What is Grammarly-AI Writing Assistant?

It's a mobile writing tool from Grammarly, Inc. that checks grammar, spelling, punctuation, and tone as you type in other apps. It works through a keyboard-level overlay so you don't have to copy and paste text elsewhere. It also includes an AI rewrite feature that generates alternate versions of your text in different tones or lengths.

2

Is Grammarly-AI Writing Assistant free?

There's a free version that covers basic grammar and spelling checks, but advanced features like vocabulary enhancement, tone adjustments, and most AI rewrites require Grammarly Premium. Users report that free rewrite credits were recently cut down significantly, from 100 per month to one per day. This has frustrated longtime free users who relied on the rewrite tool.

3

Does Grammarly work with any keyboard on Android?

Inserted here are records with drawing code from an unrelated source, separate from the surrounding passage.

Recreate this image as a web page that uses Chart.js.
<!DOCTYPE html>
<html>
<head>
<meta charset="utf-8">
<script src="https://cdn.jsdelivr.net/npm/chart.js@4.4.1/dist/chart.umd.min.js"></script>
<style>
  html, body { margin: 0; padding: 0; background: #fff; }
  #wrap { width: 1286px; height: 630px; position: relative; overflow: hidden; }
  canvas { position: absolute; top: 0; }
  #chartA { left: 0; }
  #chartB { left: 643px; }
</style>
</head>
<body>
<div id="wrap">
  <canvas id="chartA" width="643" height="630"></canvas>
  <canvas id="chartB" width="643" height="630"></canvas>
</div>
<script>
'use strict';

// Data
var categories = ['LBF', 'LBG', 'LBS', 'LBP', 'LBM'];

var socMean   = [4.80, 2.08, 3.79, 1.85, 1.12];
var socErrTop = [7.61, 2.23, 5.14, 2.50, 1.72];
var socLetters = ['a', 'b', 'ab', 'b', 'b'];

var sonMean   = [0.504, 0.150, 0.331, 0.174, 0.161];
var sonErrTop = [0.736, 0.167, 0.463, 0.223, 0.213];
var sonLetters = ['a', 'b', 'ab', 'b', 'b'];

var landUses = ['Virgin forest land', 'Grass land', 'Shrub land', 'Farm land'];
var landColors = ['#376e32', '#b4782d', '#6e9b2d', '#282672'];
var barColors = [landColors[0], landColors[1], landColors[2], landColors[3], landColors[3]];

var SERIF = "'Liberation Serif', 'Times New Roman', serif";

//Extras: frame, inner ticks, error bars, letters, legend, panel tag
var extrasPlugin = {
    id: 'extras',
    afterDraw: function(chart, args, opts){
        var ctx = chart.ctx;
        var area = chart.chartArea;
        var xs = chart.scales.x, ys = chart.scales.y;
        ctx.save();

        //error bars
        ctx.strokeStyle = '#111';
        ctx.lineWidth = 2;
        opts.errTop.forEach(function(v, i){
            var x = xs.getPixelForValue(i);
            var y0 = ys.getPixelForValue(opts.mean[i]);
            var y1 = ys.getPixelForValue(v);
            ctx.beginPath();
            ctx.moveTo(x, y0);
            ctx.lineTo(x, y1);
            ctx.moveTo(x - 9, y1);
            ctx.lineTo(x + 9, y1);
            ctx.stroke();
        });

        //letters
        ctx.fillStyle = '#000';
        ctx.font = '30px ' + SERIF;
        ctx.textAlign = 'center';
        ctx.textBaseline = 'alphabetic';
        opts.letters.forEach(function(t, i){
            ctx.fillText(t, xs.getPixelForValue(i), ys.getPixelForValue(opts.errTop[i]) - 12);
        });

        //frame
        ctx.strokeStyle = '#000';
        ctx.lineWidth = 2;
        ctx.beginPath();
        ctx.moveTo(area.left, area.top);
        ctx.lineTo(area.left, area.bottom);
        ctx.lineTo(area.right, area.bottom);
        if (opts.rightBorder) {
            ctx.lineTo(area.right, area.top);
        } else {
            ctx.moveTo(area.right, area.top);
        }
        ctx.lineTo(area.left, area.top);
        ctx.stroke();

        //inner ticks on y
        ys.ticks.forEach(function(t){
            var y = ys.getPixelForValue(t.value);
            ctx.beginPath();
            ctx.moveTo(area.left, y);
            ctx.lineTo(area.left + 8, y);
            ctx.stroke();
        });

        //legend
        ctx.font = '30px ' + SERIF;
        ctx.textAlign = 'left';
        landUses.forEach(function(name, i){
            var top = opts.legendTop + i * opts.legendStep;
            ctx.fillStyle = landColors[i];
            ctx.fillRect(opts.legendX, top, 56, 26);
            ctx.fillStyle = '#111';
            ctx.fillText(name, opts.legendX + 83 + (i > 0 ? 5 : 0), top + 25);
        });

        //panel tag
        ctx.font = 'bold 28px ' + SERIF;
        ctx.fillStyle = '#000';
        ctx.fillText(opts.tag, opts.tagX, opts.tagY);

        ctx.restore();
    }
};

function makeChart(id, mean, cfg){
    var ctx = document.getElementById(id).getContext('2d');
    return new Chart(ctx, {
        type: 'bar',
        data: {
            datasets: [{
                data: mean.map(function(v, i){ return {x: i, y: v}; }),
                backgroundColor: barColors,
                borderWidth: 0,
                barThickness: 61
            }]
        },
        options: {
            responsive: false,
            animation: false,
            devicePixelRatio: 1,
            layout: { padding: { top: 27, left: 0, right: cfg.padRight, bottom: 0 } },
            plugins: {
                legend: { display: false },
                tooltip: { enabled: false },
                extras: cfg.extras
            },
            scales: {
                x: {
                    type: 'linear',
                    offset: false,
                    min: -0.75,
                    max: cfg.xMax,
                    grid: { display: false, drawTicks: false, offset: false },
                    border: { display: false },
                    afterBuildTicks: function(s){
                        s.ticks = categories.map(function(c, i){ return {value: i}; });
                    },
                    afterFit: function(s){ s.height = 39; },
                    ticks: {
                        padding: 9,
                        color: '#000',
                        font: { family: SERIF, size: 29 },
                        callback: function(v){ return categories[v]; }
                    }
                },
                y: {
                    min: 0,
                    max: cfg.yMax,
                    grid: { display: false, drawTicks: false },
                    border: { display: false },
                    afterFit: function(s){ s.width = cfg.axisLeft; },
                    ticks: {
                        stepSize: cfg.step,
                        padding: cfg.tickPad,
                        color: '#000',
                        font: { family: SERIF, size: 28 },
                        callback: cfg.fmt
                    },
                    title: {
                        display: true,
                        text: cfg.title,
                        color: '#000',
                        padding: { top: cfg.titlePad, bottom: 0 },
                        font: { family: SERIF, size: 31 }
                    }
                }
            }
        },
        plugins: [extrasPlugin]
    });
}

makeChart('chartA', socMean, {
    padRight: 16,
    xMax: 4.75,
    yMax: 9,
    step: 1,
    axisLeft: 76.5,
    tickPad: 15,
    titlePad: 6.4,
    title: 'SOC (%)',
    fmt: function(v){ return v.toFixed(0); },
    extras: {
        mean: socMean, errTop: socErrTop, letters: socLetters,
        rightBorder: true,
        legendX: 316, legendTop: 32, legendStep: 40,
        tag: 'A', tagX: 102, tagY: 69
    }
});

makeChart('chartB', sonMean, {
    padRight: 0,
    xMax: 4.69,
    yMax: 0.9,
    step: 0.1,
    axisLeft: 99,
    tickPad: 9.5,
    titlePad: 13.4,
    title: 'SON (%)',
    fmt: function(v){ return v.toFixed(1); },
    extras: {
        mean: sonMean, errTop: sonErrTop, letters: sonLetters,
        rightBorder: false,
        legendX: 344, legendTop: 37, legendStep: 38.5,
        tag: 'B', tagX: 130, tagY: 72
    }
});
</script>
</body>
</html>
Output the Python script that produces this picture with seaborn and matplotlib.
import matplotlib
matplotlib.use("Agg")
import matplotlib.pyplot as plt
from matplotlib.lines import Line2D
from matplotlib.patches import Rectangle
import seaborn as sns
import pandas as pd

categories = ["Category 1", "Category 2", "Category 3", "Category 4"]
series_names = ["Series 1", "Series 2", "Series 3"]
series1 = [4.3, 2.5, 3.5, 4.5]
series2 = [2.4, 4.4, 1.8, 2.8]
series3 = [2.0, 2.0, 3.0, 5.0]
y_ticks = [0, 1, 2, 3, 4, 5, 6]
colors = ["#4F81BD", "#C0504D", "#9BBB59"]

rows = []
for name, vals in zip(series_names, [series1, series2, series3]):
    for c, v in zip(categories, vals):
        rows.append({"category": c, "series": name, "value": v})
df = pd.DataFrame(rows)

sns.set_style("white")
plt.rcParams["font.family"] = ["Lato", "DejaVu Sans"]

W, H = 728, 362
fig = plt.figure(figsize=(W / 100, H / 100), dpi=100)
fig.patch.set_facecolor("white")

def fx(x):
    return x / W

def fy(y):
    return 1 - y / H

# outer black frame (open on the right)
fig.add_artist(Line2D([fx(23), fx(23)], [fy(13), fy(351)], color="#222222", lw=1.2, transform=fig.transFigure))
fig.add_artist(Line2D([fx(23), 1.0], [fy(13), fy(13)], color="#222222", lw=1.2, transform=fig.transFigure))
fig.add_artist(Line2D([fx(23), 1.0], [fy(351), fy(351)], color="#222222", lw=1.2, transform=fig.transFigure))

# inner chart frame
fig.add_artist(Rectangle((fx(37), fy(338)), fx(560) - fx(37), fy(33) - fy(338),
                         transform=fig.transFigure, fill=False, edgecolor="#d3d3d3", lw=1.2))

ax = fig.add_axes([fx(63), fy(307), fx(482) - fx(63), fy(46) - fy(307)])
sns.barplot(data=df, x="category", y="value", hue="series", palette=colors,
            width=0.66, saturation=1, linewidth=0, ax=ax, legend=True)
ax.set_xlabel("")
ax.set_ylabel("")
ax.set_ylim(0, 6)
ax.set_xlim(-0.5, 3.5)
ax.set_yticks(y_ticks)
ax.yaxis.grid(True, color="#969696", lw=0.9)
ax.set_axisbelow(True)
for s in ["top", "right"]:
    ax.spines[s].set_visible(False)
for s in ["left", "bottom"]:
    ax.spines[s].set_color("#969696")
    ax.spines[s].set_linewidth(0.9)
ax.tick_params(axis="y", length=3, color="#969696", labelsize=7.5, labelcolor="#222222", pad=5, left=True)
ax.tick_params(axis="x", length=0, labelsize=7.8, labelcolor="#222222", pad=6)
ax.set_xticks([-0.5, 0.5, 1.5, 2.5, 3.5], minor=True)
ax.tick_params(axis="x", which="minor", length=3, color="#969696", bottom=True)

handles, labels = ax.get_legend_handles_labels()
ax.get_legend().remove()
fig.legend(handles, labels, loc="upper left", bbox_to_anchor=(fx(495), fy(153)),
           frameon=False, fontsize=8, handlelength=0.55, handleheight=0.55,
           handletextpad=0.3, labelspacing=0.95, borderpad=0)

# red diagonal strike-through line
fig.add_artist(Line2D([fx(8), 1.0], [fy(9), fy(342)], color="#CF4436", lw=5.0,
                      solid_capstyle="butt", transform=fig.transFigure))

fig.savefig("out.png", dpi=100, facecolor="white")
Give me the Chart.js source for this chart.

Yes, according to the developer it works alongside keyboards like Gboard or SwiftKey without requiring a switch. Note that Grammarly's own dedicated Android keyboard is being discontinued, so functionality now depends on the overlay/accessibility permission approach instead.

4

Why do some users say Grammarly stops giving suggestions?

Multiple reviewers report the suggestion bubble intermittently disappearing or the app showing 'no more suggestions' even when errors are present. Some found that uninstalling and reinstalling the app temporarily fixes the issue. This appears to be an ongoing reliability problem rather than a one-off bug.

5

Are the AI rewrite suggestions actually good?

They're inconsistent. Some users find them a helpful starting point, especially for accessibility needs, while others say the rewrites can introduce new errors or produce text that doesn't make sense. Treat rewrite suggestions as a draft to edit rather than a final answer.